The United Stated Department of Education's Office for Civil Rights (OCR) reported in April 2015 that almost half of all complaints OCR received in the fiscal years 2013 and 2014 involved students with disabilities. There were more disability-related complaints than sex- and race-discrimination complaints. Out of the 19,939 complaints filed over those two fiscal years, 9,941 of them alleged violations of the Americans with Disabilities Act (ADA) or Section 504 of the Rehabilitation Act of 1973. The number of disability-related complaints were much greater than the number of such complaints filed in 2010 (6,933) and 2005 (5,533).

Under Title III of the ADA, no individual may be discriminated against on the basis of a disability with regards to the full and equal enjoyment of the goods, services, facilities, or accommodations of any place of public accommodation by any person who owns, leases (or leases to), or operates a place of public accommodation.

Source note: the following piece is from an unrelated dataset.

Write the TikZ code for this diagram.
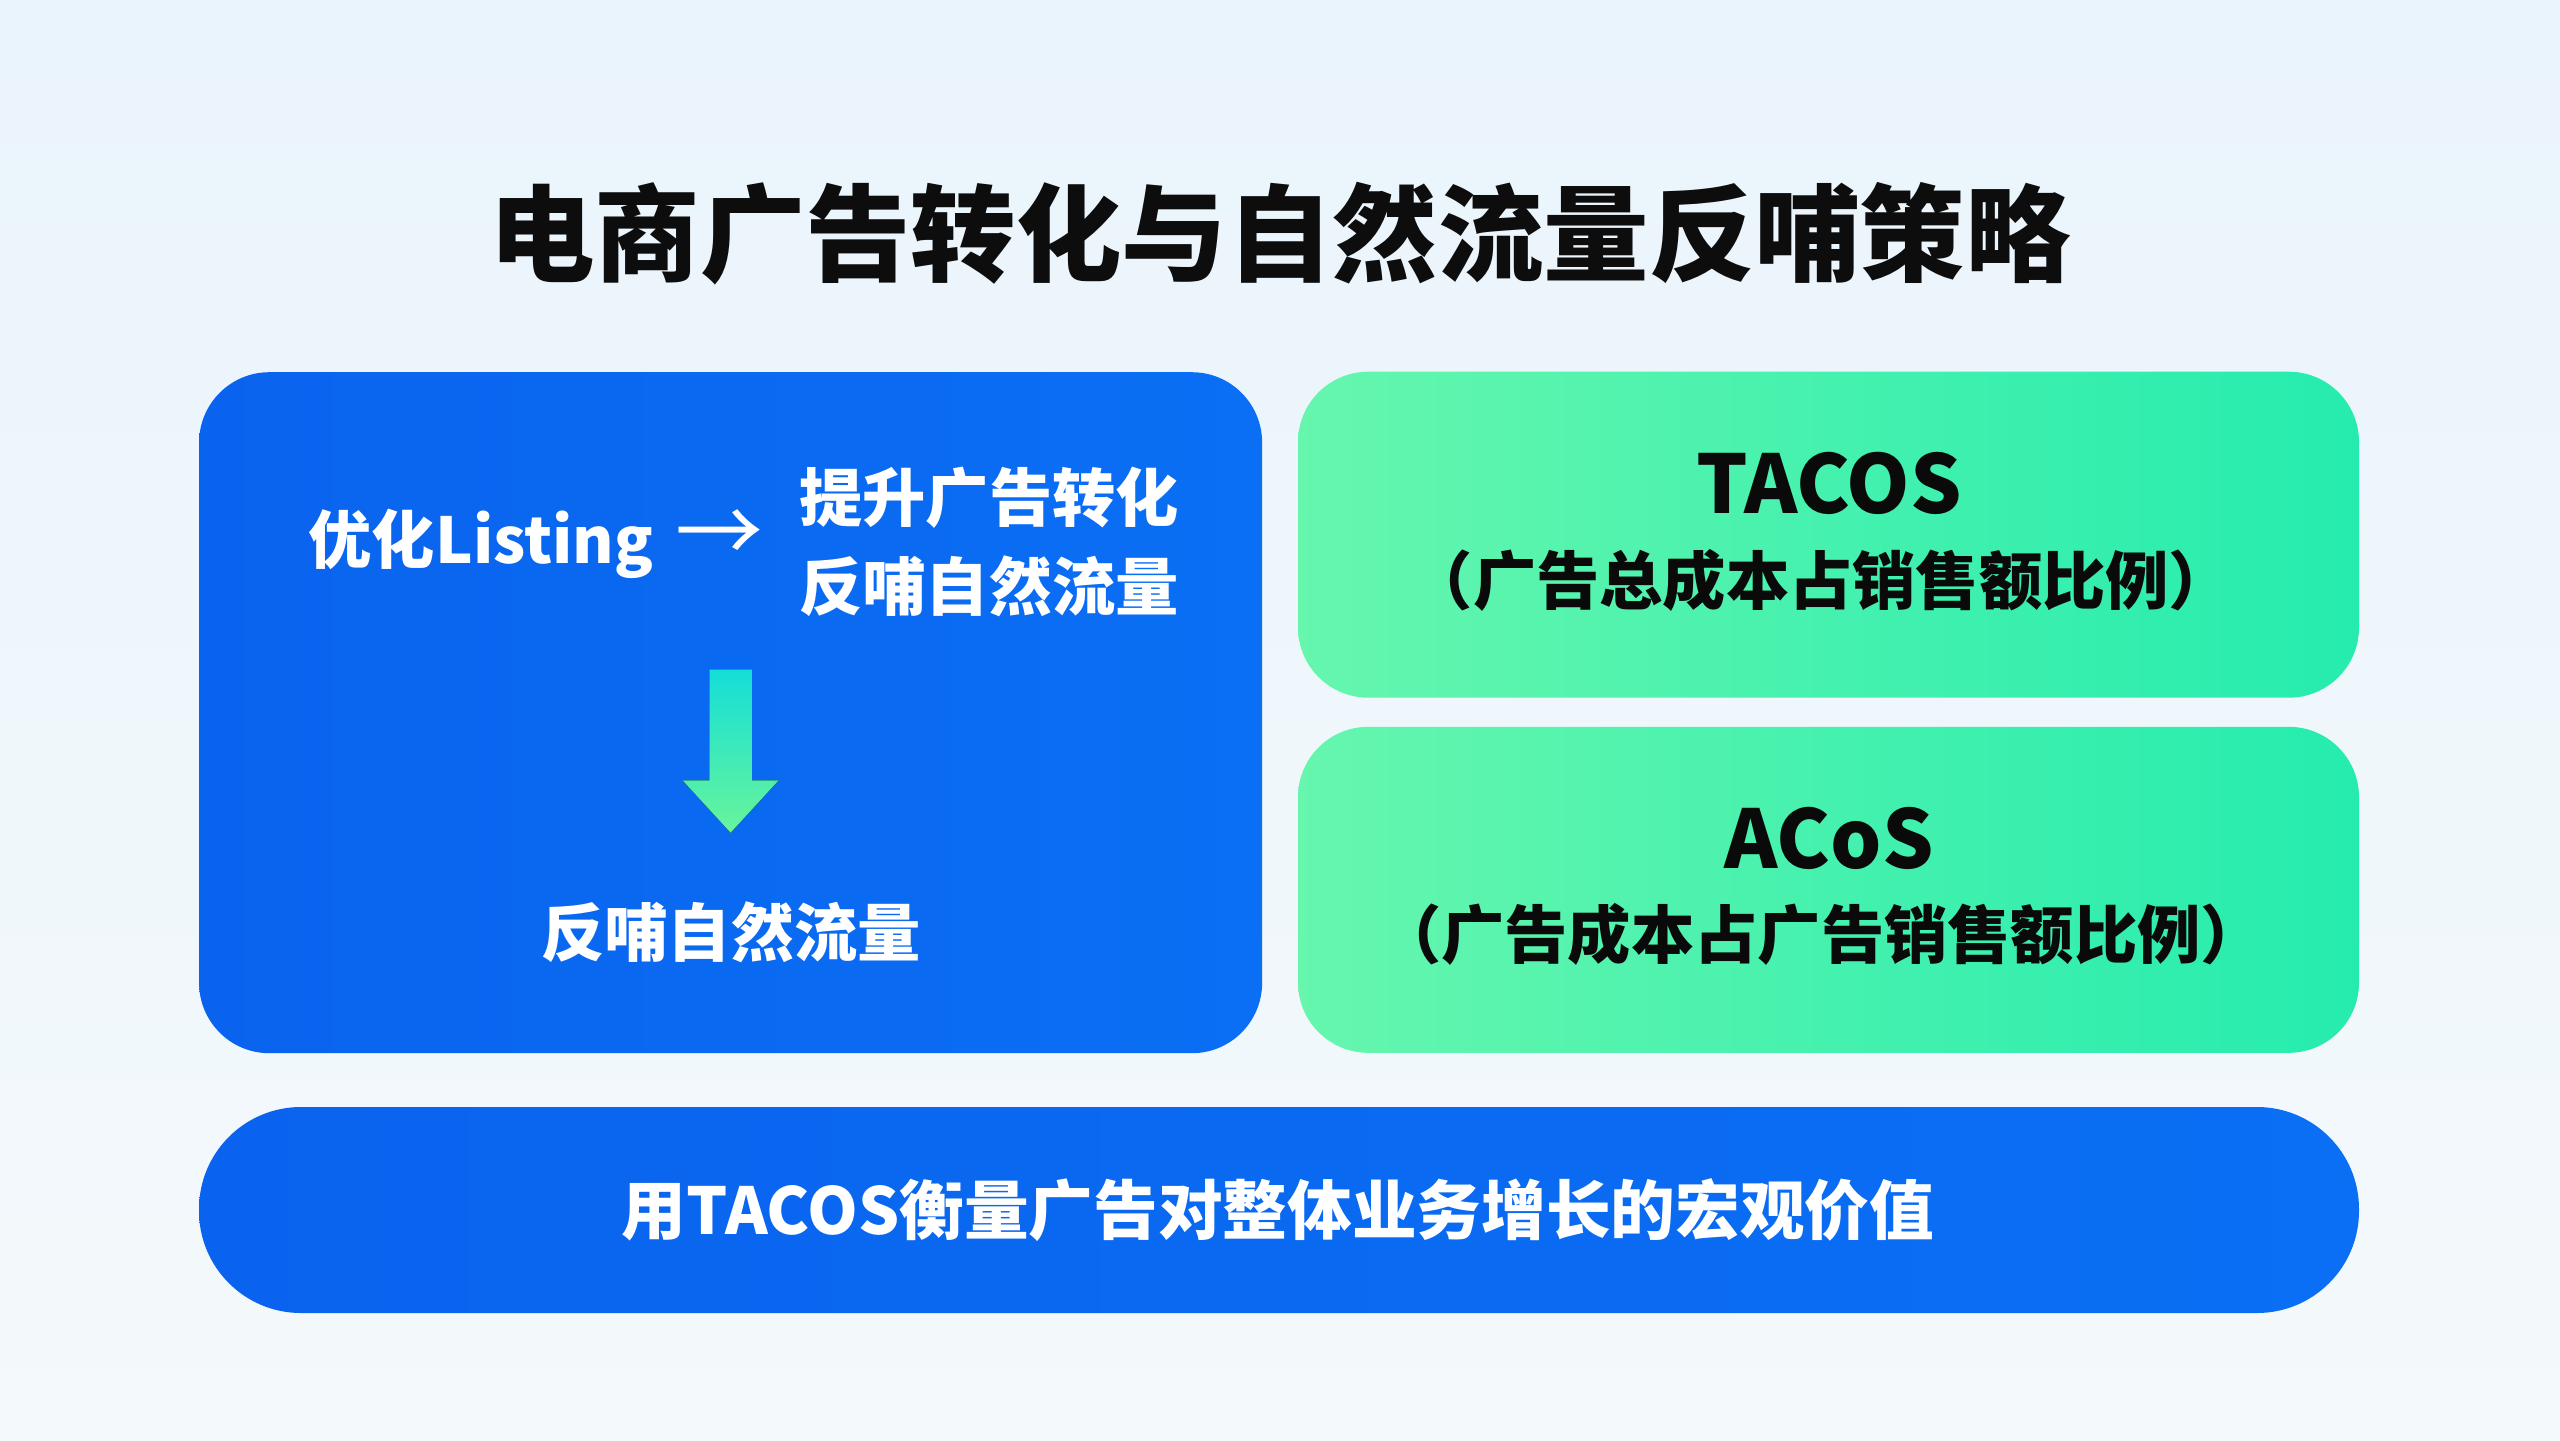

The obligations and responsibilities of Title III of the ADA are applicable only to a place of public accommodation, which include a "nursery, elementary, secondary, undergraduate, or postgraduate private school."

The surge in the number of disability-related complaints correlates with court cases regarding students with individualized education programs under the Individuals with Disability Education Act (IDEA). There has also been an increase in students with Section 504 plans and students pursuing postsecondary education because of the expansion of eligibility standards under the 2008 amendments to the ADA.

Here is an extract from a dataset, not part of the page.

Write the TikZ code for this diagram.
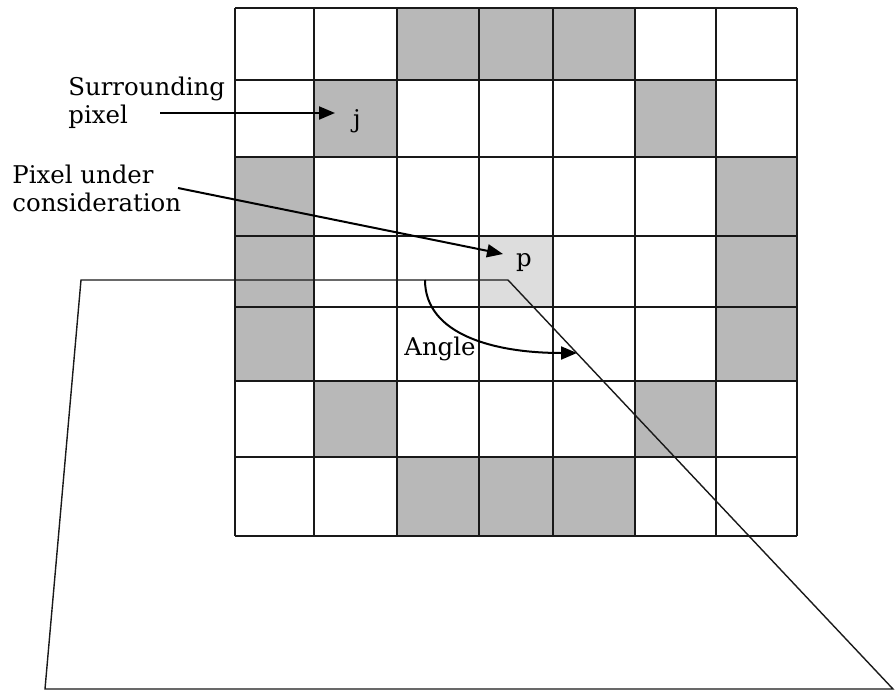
\documentclass[tikz,border=0pt]{standalone}
\usepackage{fontspec}
\setmainfont{DejaVu Serif}
\usetikzlibrary{positioning,arrows.meta}
\definecolor{cellgray}{RGB}{184,184,184}
\definecolor{cellpale}{RGB}{221,221,221}

\begin{document}
\begin{tikzpicture}[x=0.5pt,y=-0.5pt,
    gridline/.style={line width=1pt, draw=black!90},
    thinline/.style={line width=0.7pt, draw=black!90},
    labeltext/.style={font=\fontsize{12.2}{14}\selectfont, align=left, inner sep=0pt},
    celltext/.style={font=\fontsize{12.2}{14}\selectfont, inner sep=0pt},
    arr/.style={-{Triangle[length=8pt,width=6.5pt]}, line width=1pt}]
  \useasboundingbox (0,0) rectangle (895,691);

  % Shaded pixels of the ring
  \fill[cellgray] (397,8) rectangle (635,80);
  \fill[cellgray] (397,457) rectangle (635,536);
  \fill[cellgray] (314,80) rectangle (397,157);
  \fill[cellgray] (635,80) rectangle (716,157);
  \fill[cellgray] (314,381) rectangle (397,457);
  \fill[cellgray] (635,381) rectangle (716,457);
  \fill[cellgray] (235,157) rectangle (314,381);
  \fill[cellgray] (716,157) rectangle (797,381);
  \fill[cellpale] (479,236) rectangle (553,307);

  % Grid lines
  \foreach \x in {235,314,397,479,553,635,716,797}
    \draw[gridline] (\x,8) -- (\x,536);
  \foreach \y in {8,80,157,236,307,381,457,536}
    \draw[gridline] (235,\y) -- (797,\y);

  % Plane below the grid
  \draw[thinline] (81,280) -- (508,280) -- (893,689) -- (45,689) -- cycle;

  % Labels
  \node[celltext] (j) at (357,121) {j};
  \node[celltext] (p) at (524,263) {p};
  \node[labeltext, anchor=north west] (surr) at (68,77) {Surrounding\\pixel};
  \node[labeltext, anchor=north west] (pucon) at (12,165) {Pixel under\\consideration};
  \node[labeltext, anchor=base west] (angle) at (404,355) {Angle};

  % Arrows
  \coordinate (surrtail) at (160,113);
  \coordinate (pucontail) at (178,188);
  \coordinate (angstart) at (425,280);
  \coordinate (angend) at (577,353);
  \draw[arr] (surrtail) -- ([shift={(-22,-8)}]j.center);
  \draw[arr] (pucontail) -- ([shift={(-21,-9)}]p.center);
  \draw[arr] (angstart) .. controls (425,335) and (495,353) .. (angend);
\end{tikzpicture}
\end{document}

To see the full OCR report, please visit: http://www2.ed.gov/about/reports/annual/ocr/report-to-president-and-secretary-of-education-2013-14.pdf.

NOTE:

Religious operated schools are not subject to the requirements of Title III of the ADA because the statute specifically exempts from coverage "religious organizations or entities controlled by religious organizations." However, school administrators should be cognizant of the fact that the school would still be subject to the employment obligations of Title I of the ADA if it has enough employees to meet the requirements for coverage.